40年ぶりに同窓会をし、
其の後、半年ほど、「花見」をしようということで、六甲山にいった。
田村先生は、おもむろに 紙を取り出した。
ぼくらは、6人くらいだった。もう、どこにいるのか、わからない人が多く、たまたま、フェイスブックなどで見つけた近隣の人を呼び寄せた
卒業式のあと、門の苗で 前から 大橋、鈴木、萩原 岩下、大島 田中 宮脇
山の中で、田村学級、国語の授業がはじまった。
あの有名な。詩だった。
雲 山村暮鳥
おうい雲よ
ゆうゆうと
馬鹿にのんきさうぢやないか
どこまでゆくんだ
ずつと磐城平の方までゆくんか
この詩を書いた紙を配り、まず、読んでみろ、という。
11歳の無垢な小学生であったころ、先生に国語のいろんな授業を受けていたが、
完全に忘れていた、面をくらった。
まずは朗読、「おうい雲よ」
「そんな声で、空の上にいる雲にきこえるのか?届くのか?」
はっと、した、感性が感覚も鈍化し、なんにしろ、詩を読むということもせず、ただひたすら生きてるような人間は
わからないのである。
「どおういう情景がうかぶ?作者の気持ちはわかりますか?」
この短くて、さりげない文章の中に、何があるのか、何が表現されてるのか
そういわれると、目の前に その福島の山の青い空と悠々と流れゆく 雲の景色が、はっきりと浮かんだ。

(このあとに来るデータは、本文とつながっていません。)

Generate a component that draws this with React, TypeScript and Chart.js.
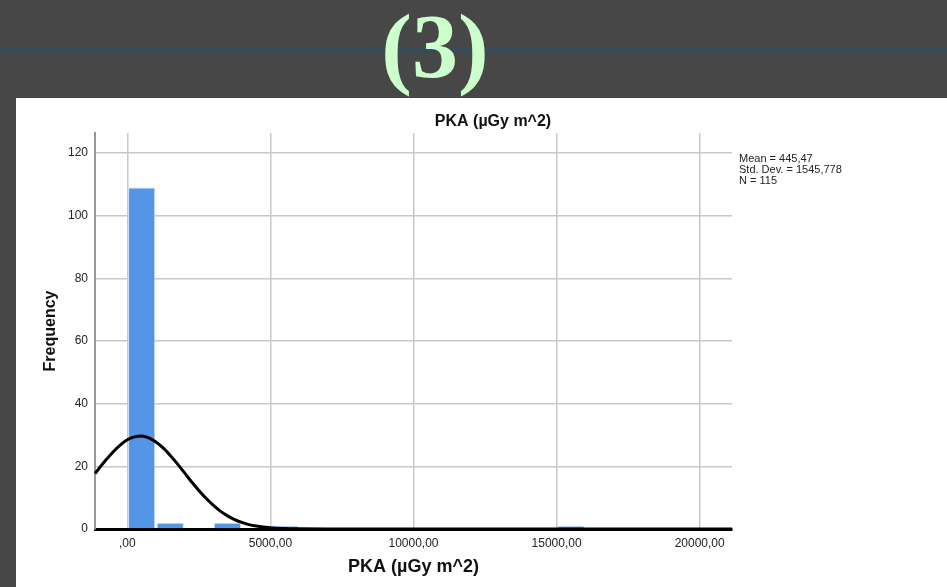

そういえば、空を見上げると、雲はどこにいくのか、あの雲はどこからきてどこにいくのか、あの雲はどこでできたのか
よく、子供のころ思ったものだ。そうだ、そういう授業があったんだ。教科書の文字の中にあったんだ。
ぼくは、この40年間に、空を見て、どう思うか、雲を見てどう思うか、変化したのか
ただ、雨が降るか、暑いのかと、天気ばかりを気にしていただけの人生だったのか・・。
作者の暮鳥のことを先生は話し出した、結核で病の床にあり、空を見上げて自由な雲がうらやましかったのかも
田村先生の最後の国語の授業は終わった。ぼくは自分が情けなかった。
大人になること、年を取ること、感性が鈍ること、感動できないこと
そういうことを 思った。
田村先生、また、神戸に来てください、というと、喜んで来るヨ、と、いってくれた。
しかし、それから、コロナ騒ぎが起き、先生自身もぼけてきていけないかもしれない。と、
そして、2024年の正月明けに、娘さんからの一通のはがきが届いた。
先生は、亡くなった。昭和8年生まれだった。
田村先生に ぼくは 11歳から62歳まで51年間年賀状を出してきた、返事もくれた、
版画と手書きで愛情のあふれる年賀状だった。
いつまでも忘れることのできない、恩師。田村省三先生 ありがとうございました。